![]() With the ability to manage thousands of data attributes per customer, banks can now not only identify their customers but also understand their needs, timing, and preferences. Illustration: VNA |
In the first half of 2024, a large commercial bank in Vietnam reported that its data system had reached a level of sophistication where it could manage 1,000 defined attributes per customer. This significant advancement sets the foundation for personalized services and enhanced customer experiences.
This data collection and management approach raises an intriguing question: Are modern retail banks beginning to resemble fast-moving consumer goods (FMCG) companies?
Consider the similarities: FMCG companies are known for attracting consumers through pricing, promotions, and convenience. In the banking sector, this is becoming a reality. Customers are no longer bound by traditional family ties or proximity when choosing a bank. Instead, they are opting for institutions that offer immediate value, such as cash-back rewards, fee-free transfers, promotional interest rates, or easy online credit access.
By managing thousands of data attributes per customer, banks can now not only identify you but also anticipate your needs, timing, and preferred methods. Just as a beverage brand can lose customers to a competitor’s attractive discount campaign, today’s bank customers are also willing to switch if they find a better deal elsewhere, making loyalty a luxury.

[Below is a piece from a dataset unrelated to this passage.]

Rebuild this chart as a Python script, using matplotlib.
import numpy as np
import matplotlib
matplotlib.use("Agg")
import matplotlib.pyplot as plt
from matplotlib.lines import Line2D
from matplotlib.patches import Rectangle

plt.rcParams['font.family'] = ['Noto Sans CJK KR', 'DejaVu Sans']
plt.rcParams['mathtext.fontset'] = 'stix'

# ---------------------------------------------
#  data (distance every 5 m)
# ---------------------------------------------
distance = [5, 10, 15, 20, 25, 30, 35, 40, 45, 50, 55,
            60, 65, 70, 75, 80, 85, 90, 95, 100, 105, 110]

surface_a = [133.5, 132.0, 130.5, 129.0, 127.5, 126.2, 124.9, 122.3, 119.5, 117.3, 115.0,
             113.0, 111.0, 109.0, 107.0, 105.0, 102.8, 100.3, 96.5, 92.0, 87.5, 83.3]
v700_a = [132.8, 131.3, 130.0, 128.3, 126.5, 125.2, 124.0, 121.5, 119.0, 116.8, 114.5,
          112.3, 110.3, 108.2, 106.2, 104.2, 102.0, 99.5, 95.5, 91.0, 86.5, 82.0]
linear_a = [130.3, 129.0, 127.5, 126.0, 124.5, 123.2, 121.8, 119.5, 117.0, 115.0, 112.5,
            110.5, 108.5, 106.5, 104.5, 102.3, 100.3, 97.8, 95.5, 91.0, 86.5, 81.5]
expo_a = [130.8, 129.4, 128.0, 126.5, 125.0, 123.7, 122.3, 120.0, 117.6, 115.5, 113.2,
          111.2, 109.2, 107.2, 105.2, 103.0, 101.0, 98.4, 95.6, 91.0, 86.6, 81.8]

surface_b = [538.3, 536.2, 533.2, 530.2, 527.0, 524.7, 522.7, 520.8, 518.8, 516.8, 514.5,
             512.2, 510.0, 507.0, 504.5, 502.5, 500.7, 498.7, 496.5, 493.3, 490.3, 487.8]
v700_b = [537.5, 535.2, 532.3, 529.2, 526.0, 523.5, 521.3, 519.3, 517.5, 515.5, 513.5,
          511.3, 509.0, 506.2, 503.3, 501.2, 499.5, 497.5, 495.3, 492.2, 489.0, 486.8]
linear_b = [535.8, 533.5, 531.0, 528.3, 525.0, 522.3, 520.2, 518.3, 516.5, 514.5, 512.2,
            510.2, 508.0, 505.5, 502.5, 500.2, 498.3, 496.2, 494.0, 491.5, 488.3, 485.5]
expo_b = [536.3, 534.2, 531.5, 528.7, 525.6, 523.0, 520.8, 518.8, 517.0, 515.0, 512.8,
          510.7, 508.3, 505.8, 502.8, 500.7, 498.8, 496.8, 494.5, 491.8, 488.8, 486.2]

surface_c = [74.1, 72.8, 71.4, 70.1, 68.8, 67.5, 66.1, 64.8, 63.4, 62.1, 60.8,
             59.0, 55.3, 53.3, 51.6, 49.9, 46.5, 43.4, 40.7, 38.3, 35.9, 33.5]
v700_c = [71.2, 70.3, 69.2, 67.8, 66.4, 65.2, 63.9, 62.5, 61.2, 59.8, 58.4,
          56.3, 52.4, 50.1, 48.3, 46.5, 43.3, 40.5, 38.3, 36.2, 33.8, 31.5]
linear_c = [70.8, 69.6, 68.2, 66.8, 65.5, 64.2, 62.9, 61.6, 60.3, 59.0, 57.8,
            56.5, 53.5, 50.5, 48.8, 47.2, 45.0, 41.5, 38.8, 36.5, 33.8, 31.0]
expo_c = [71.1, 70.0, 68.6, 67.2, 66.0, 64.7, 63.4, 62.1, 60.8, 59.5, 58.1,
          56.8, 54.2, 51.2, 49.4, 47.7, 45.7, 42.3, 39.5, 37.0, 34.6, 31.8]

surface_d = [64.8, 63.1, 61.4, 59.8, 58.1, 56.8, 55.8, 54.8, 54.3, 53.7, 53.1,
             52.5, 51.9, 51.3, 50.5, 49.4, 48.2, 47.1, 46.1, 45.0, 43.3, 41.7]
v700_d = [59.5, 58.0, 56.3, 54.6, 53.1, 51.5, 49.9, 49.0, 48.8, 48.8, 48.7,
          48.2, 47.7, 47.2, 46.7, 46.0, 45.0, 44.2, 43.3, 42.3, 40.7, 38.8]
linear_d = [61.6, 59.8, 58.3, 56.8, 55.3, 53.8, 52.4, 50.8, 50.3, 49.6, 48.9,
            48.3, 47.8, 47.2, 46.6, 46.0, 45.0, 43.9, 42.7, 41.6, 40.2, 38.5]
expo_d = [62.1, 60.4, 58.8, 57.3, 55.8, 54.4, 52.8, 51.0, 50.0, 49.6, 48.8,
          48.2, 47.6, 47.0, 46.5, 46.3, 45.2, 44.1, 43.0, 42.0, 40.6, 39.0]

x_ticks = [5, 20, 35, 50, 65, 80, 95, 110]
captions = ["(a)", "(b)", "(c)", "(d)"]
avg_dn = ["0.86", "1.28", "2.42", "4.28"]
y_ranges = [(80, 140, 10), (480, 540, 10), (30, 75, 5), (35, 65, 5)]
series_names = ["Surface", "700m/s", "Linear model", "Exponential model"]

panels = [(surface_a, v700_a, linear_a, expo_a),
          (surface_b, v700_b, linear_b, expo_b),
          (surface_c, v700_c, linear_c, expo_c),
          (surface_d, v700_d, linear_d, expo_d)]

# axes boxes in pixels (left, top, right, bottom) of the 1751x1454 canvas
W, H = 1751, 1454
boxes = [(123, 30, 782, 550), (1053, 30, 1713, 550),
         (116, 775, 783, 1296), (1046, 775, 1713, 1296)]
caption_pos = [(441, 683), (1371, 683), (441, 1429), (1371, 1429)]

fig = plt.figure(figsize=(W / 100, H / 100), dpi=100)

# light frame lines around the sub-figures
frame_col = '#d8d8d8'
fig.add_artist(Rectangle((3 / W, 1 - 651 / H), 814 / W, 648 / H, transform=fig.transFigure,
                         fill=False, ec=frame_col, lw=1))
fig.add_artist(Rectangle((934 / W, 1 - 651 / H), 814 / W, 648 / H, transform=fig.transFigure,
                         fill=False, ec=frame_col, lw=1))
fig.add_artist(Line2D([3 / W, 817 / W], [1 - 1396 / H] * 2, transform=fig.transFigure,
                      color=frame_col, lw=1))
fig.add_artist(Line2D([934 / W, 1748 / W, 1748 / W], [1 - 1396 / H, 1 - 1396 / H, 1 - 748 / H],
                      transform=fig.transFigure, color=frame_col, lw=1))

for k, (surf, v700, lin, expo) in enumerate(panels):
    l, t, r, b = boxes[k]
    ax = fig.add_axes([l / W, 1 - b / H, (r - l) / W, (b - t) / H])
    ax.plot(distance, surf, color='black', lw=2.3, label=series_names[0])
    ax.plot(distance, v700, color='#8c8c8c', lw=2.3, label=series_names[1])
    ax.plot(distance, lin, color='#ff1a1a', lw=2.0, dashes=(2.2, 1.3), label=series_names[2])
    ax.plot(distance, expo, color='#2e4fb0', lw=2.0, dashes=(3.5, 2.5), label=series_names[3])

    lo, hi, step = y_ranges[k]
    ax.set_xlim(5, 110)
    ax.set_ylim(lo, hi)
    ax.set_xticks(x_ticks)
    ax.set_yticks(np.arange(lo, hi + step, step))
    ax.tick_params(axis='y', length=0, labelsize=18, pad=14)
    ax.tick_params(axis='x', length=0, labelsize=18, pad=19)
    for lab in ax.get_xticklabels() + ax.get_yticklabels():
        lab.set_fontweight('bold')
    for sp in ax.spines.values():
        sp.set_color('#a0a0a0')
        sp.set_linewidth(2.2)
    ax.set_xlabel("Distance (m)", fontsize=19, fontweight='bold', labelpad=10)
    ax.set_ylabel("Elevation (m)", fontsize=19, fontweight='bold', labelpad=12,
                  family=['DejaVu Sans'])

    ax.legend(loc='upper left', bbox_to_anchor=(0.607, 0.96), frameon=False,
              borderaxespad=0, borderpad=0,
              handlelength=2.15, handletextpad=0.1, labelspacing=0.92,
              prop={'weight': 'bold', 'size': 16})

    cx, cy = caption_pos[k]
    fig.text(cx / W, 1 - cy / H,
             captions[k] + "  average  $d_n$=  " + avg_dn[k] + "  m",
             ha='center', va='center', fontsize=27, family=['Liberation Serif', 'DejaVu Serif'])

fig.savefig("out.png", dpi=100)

A can of soda needs to taste good, but it also needs to have appealing packaging and be readily available on the shelf. Similarly, a modern banking app must be feature-rich, fast, user-friendly, and meet the ever-increasing expectations of customers.
Retail banking is thus exhibiting characteristics akin to FMCG in certain aspects, particularly in terms of customer substitutability and flexibility in switching between banks. This trend is prominent in the financial industry, driven by intensifying competition and the widespread adoption of digital technology.

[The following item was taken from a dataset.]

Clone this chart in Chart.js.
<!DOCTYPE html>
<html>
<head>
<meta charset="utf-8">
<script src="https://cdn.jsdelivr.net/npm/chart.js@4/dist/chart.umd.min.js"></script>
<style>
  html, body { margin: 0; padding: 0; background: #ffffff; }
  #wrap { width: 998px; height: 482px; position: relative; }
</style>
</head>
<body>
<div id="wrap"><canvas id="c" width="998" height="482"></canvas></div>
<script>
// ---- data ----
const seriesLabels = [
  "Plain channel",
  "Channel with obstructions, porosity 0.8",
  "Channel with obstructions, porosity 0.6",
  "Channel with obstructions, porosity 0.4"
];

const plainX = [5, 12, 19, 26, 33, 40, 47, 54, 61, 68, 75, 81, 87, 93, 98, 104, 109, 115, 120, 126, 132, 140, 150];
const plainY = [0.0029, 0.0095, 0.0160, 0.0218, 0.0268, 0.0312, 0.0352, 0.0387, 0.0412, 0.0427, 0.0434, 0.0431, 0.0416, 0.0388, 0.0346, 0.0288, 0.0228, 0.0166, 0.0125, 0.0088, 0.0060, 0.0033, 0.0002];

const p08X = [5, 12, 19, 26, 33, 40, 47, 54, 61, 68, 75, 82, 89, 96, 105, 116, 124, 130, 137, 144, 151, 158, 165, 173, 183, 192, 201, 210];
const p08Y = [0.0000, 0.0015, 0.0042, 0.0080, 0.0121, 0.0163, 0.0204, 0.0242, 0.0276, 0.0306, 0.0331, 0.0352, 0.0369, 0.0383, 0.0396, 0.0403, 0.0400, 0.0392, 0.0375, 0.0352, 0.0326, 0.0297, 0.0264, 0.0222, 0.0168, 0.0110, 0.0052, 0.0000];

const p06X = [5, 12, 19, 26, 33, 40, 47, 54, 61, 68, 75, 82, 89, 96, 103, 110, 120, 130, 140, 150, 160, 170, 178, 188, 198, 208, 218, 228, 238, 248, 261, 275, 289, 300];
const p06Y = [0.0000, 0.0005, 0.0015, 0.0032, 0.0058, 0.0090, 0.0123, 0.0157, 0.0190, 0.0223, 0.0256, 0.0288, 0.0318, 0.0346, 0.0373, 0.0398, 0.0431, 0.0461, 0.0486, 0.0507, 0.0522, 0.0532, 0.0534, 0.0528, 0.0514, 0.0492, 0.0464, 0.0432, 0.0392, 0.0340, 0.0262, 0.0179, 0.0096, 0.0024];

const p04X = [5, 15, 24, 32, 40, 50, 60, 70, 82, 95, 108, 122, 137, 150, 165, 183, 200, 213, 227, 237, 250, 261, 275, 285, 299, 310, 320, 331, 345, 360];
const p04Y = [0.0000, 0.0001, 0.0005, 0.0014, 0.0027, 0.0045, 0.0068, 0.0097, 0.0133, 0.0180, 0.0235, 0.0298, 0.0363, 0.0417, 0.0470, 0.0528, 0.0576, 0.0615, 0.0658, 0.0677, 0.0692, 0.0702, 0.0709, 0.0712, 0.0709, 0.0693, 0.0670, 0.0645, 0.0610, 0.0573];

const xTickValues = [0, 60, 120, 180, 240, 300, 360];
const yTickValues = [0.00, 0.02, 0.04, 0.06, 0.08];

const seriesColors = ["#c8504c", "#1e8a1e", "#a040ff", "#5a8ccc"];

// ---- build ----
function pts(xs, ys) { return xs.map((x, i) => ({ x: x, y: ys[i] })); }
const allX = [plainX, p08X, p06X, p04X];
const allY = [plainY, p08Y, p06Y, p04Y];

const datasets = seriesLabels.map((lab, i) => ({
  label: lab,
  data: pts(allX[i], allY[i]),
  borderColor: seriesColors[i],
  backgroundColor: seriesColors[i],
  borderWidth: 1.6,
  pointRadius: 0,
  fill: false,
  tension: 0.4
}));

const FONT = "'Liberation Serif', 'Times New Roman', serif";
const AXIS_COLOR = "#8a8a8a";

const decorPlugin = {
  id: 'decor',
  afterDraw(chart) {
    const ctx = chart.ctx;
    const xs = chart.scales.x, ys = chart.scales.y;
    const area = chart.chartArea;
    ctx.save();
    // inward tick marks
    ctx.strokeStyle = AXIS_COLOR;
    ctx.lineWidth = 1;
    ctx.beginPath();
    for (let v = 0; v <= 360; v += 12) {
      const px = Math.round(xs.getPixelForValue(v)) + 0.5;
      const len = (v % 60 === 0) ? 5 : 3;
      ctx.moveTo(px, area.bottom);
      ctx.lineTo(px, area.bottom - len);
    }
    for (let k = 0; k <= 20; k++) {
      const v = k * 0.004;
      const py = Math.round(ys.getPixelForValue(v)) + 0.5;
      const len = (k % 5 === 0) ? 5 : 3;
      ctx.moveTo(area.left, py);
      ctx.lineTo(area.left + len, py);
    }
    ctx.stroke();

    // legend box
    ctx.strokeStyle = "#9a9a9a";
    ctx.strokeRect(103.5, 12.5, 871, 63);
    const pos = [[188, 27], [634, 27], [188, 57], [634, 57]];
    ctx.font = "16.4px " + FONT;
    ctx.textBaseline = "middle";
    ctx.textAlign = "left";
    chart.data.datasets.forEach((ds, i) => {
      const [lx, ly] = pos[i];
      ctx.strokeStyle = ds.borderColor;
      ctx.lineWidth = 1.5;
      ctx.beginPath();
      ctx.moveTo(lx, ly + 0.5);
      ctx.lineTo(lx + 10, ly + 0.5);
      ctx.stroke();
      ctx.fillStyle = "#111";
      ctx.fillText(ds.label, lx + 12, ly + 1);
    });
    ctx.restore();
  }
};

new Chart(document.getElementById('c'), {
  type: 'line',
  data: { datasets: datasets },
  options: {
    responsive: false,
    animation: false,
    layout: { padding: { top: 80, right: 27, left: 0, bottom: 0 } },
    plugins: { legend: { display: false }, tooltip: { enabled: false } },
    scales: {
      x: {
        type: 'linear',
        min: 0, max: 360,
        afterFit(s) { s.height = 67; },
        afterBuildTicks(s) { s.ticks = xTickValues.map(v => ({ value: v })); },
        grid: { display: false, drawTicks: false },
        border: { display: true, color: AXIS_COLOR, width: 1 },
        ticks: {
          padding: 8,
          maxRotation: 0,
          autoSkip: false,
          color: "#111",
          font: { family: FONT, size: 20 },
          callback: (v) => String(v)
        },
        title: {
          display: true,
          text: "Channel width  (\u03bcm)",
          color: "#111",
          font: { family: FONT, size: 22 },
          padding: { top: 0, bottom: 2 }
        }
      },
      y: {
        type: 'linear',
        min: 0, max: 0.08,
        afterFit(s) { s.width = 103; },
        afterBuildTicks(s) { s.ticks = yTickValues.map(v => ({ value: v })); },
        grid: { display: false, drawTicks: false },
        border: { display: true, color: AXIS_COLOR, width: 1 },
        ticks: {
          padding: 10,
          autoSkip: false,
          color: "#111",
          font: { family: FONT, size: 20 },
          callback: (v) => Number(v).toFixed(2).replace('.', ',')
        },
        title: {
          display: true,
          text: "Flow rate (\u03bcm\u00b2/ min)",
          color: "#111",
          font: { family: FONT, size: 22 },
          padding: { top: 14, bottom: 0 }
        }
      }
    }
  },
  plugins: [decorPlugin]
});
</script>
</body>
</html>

Imagine a bank with millions of customer accounts, yet none are actively used. This could occur due to: (i) dormant accounts where customers cease transacting, opting to use other banks or e-wallets for their daily transactions and payments, (ii) a frustrating user experience with slow apps and clunky interfaces driving customers away, or (iii) a lack of technological innovation, where outdated systems fail to meet customers’ evolving needs, such as personal financial management (PFM), QR code payments, or quick loan approvals.
The race to digital transformation in the banking industry is accelerating rapidly. Banks that fail to adapt risk losing not only customers but also their market position.
By embracing data cleansing, system integration, and the application of artificial intelligence (AI) and machine learning in a comprehensive manner, Vietnamese banks can catch up with their global counterparts. This will enable them to break free from the challenges of data silos and incremental system improvements.